I have a heuristic to mute this doubt track within my own presentations. When thinking about whether or not to vocalise something I like to first consider who I'm saying it for. Often the commentary is stuff I say to make myself more comfortable, or to settle myself in to the beginning of my presentation. It's not for the audience. And if it's not for the audience, I shouldn't say it.

The language

Related to audience, the same presentation may differ wildly in delivery through choice of language. Can you interact informally, use colloquialisms, and make jokes? Or should you take a more professional tone?

Choice of words is influenced by environment. Are you speaking at a MeetUp event or a formal conference? It's also influenced by culture. Your references and examples may change between a talk in New Zealand versus a talk in India.

You might also consider whether jargon appropriate for your audience. What terms will they be familiar with and which should you explain beyond an acronym?

Adjusting to these factors can make a big difference in how accessible and relatable your presentation is. A great speaker can deliver the same slides twice, in two different contexts, with what may feel like an entirely different speech. The key messages don't change, yet the words are altered for the greatest impact.

If you're feeling ready to tackle the next challenge in public speaking, start practicing these meta skills. Think about your audience, your commentary and your language in your next presentation.

What would you add?


  1. I'd add: A presentation is a performance. You are acting in a role, and your audience has come to be entertained. When you treat it like you are an actor in a performance, you can apply certain lessons from stage acting, for example:

    Overact: Remember you are small on stage. Your voice, your actions are small from the back of the room. You need to make them big. Big voice; big actions. Acting is over-acting. Project your voice, and exaggerate your body language, and mood.

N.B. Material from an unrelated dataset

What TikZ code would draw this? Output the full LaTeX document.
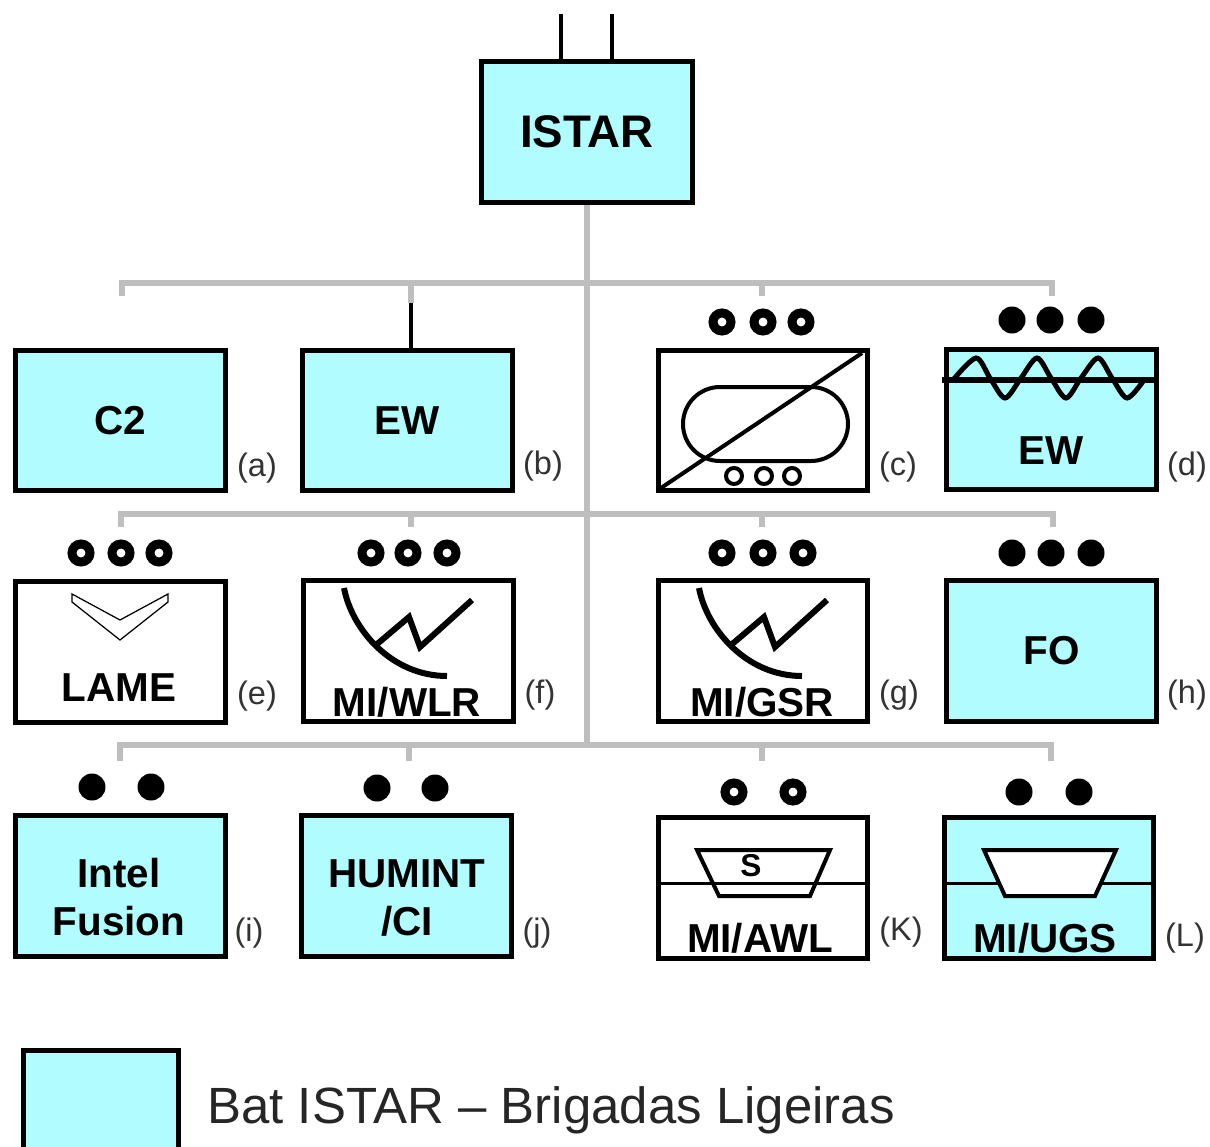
\documentclass[tikz,border=0pt]{standalone}
\usepackage{fontspec}
\setmainfont{Liberation Sans}
\definecolor{batcyan}{HTML}{B0FCFF}
\definecolor{busgray}{HTML}{BEBEBE}
\tikzset{
  unitbox/.style={draw=black,line width=0.1cm,minimum width=4.2cm,minimum height=2.82cm,inner sep=0pt},
  batbox/.style={unitbox,fill=batcyan},
  unittext/.style={font=\fontsize{23}{27}\selectfont\bfseries,align=center,inner sep=0pt},
  tagtext/.style={font=\fontsize{18.5}{22}\selectfont,text=black!80,inner sep=0pt},
  busline/.style={busgray,line width=0.12cm},
  fulldot/.style={circle,fill=black,minimum size=0.54cm,inner sep=0pt},
  opendot/.style={circle,draw=black,fill=white,line width=0.18cm,minimum size=0.36cm,inner sep=0pt},
  smalldot/.style={circle,draw=black,line width=0.08cm,minimum size=0.32cm,inner sep=0pt},
  symline/.style={black,line width=0.08cm},
  heavyline/.style={black,line width=0.12cm},
  thinline/.style={black,line width=0.06cm}
}
\begin{document}
\begin{tikzpicture}[x=0.02cm,y=-0.02cm]
    \useasboundingbox (0,0) rectangle (1210,1146);
    % bus
    \coordinate (bus1) at (587,283);
    \coordinate (bus2) at (587,514);
    \coordinate (bus3) at (587,745);
    \foreach \n/\x in {a/122,b/411,c/762,d/1052} {
      \coordinate (drop1\n) at (\x,296);
      \draw[busline] (drop1\n) |- (bus1);
    }
    \foreach \n/\x in {a/121,b/411,c/762,d/1053} {
      \coordinate (drop2\n) at (\x,527);
      \draw[busline] (drop2\n) |- (bus2);
    }
    \foreach \n/\x in {a/120,b/409,c/762,d/1051} {
      \coordinate (drop3\n) at (\x,761);
      \draw[busline] (drop3\n) |- (bus3);
    }
    % boxes
    \node[batbox,font=\fontsize{26}{30}\selectfont\bfseries,minimum width=4.24cm] (istar) at (587,132) {ISTAR};
    \node[batbox,unittext] (cmd) at (120.5,420.5) {C2};
    \node[batbox,unittext] (ewb) at (407.5,420.5) {EW};
    \node[unitbox] (sensc) at (763,420.5) {};
    \node[batbox] (ewd) at (1051.5,419.5) {};
    \node[unitbox] (lame) at (120.5,652) {};
    \node[unitbox] (wlr) at (408.5,651) {};
    \node[unitbox] (gsr) at (763,651) {};
    \node[batbox,unittext] (fo) at (1051.5,651) {FO};
    \node[batbox] (intel) at (120.5,886) {};
    \node[batbox] (humint) at (406.5,886) {};
    \node[unitbox] (awl) at (763,888) {};
    \node[batbox] (ugs) at (1049,888) {};
    \node[batbox,minimum width=3.12cm,minimum height=2.06cm] (legend) at (101,1102) {};
    \draw[busline] (istar.south) -- (bus3);
    % top stubs
    \coordinate (ina) at (561,14);
    \coordinate (inb) at (612,14);
    \draw[thinline,line width=0.08cm] (ina) -- (ina |- istar.north);
    \draw[thinline,line width=0.08cm] (inb) -- (inb |- istar.north);
    \coordinate (ewstub) at (411,303);
    \draw[busline] (ewstub) |- (bus1);
    \draw[thinline,line width=0.08cm] (ewstub) -- (ewstub |- ewb.north);
    % echelon dots
    \foreach \x/\y in {1012/320,1050/320,1091/320,1012/553,1051/553,1091/553,92/787,151/787,377/788,435/788,1019/792,1079/792}
      \node[fulldot] (full\x-\y) at (\x,\y) {};
    \foreach \x/\y in {722/322,763/322,801/322,81/553,121/553,159/553,371/553,408/553,447/553,722/553,763/553,803/553,734/792,793/792}
      \node[opendot] (open\x-\y) at (\x,\y) {};
    % symbol c
    \draw[symline,rounded corners=0.74cm] (683,387) rectangle (848,461);
    \draw[symline] (658,490) -- (862,353);
    \foreach \x in {734,764,792}
      \node[smalldot] (tread\x) at (\x,476) {};
    % symbol d
    \draw[symline,line width=0.1cm] plot[smooth] coordinates {
      (953,380) (976,358) (990,378) (1005,398) (1021,378) (1037,358) (1051,378) (1066,398) (1081,378) (1098,358) (1112,378) (1127,398) (1144,380)
    };
    \draw[heavyline] (942,380) -- (1158,380);
    \node[unittext] (ewdtext) at (1051,451) {EW};
    % symbol e
    \draw[black,line width=0.025cm] (72,594) -- (120,620) -- (168,594) -- (168,602) -- (120,640) -- (72,602) -- cycle;
    \node[unittext] (lametext) at (119,688) {LAME};
    % symbols f and g
    \foreach \dx/\n/\t in {0/wlrtext/MI\slash WLR,355/gsrtext/MI\slash GSR} {
      \begin{scope}[xshift=\dx*0.02cm]
        \draw[heavyline] (344,588) .. controls (352,630) and (392,676) .. (447,676);
        \draw[heavyline,line join=miter] (376,645) -- (409,617) -- (420,647) -- (472,600);
        \node[unittext] (\n) at (407,702) {\t};
      \end{scope}
    }
    % symbols k and l
    \draw[thinline] (awl.west |- 0,883) -- (awl.east |- 0,883);
    \draw[symline] (697,850) -- (830,850) -- (810,896) -- (719,896) -- cycle;
    \node[unittext,font=\fontsize{18}{20}\selectfont\bfseries] (stext) at (751,866) {S};
    \node[unittext] (awltext) at (760,938) {MI/AWL};
    \draw[thinline] (ugs.west |- 0,883) -- (ugs.east |- 0,883);
    \draw[symline,fill=white] (984,850) -- (1116,850) -- (1095,896) -- (1005,896) -- cycle;
    \node[unittext] (ugstext) at (1045,938) {MI/UGS};
    % two line labels
    \node[unittext] (inteltext) at (119,897) {Intel\\Fusion};
    \node[unittext] (huminttext) at (407,898) {HUMINT\\/CI};
    % tags
    \foreach \t/\x/\y in {a/257/468,b/543/466,c/898/467,d/1187/467,e/257/696,f/540/695,g/899/695,h/1187/695,i/249/933,j/537/933,K/901/932,L/1185/938}
      \node[tagtext] (tag\t) at (\x,\y) {(\t)};
    % legend
    \node[anchor=base west,inner sep=0pt,font=\fontsize{29}{33}\selectfont,text=black!85] (legendtext) at (207,1123) {Bat ISTAR – Brigadas Ligeiras};
\end{tikzpicture}
\end{document}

    Energy: You are the focal point of all the energy in the room. You can either soak it all up, reflect the energy that's there, or create energy. Try to be an energy reservoir, just pouring energy into the room. Think about a presentation you recently attended that you just wished would end. Chances are, the presenter was sucking all the energy out of the room, and everyone was just sleepy and tired. It might have been useful content, but you were probably bored. People will remember if they were entertained.

  2. A thought on the commentary, a story of a counterexample. A keynote speaker got started expressing self-doubt, lowering expectations and making me think she included this usual mistake of downplaying her own contributions. She proceeded to deliver a personal, vulnerable, heartfelt story about failures and learning. Towards the end of the presentation, the apologetic beginning had become a part of the connection audience could feel with her.

    I find that apologizing and downplaying your right to be there is a tactic that you should carefully consider, and loved your heuristic: for the audience. Thanks for sharing.

  3. Great post! I agree with Aaron that a) presenting IS a performance of some type and b) you need to come with energy otherwise you will lose people very quickly.

    When i give a presentation, i have practiced the story (mostly visualised in my head) and then try and *feel the vibe* of the room as i go. More often then not, i have found enthusiasm (or energy) to be a force multiplier. T hats not to say all my presentations were *successful* but they were fun to do (as opposed to being *business* like - context depending of course)!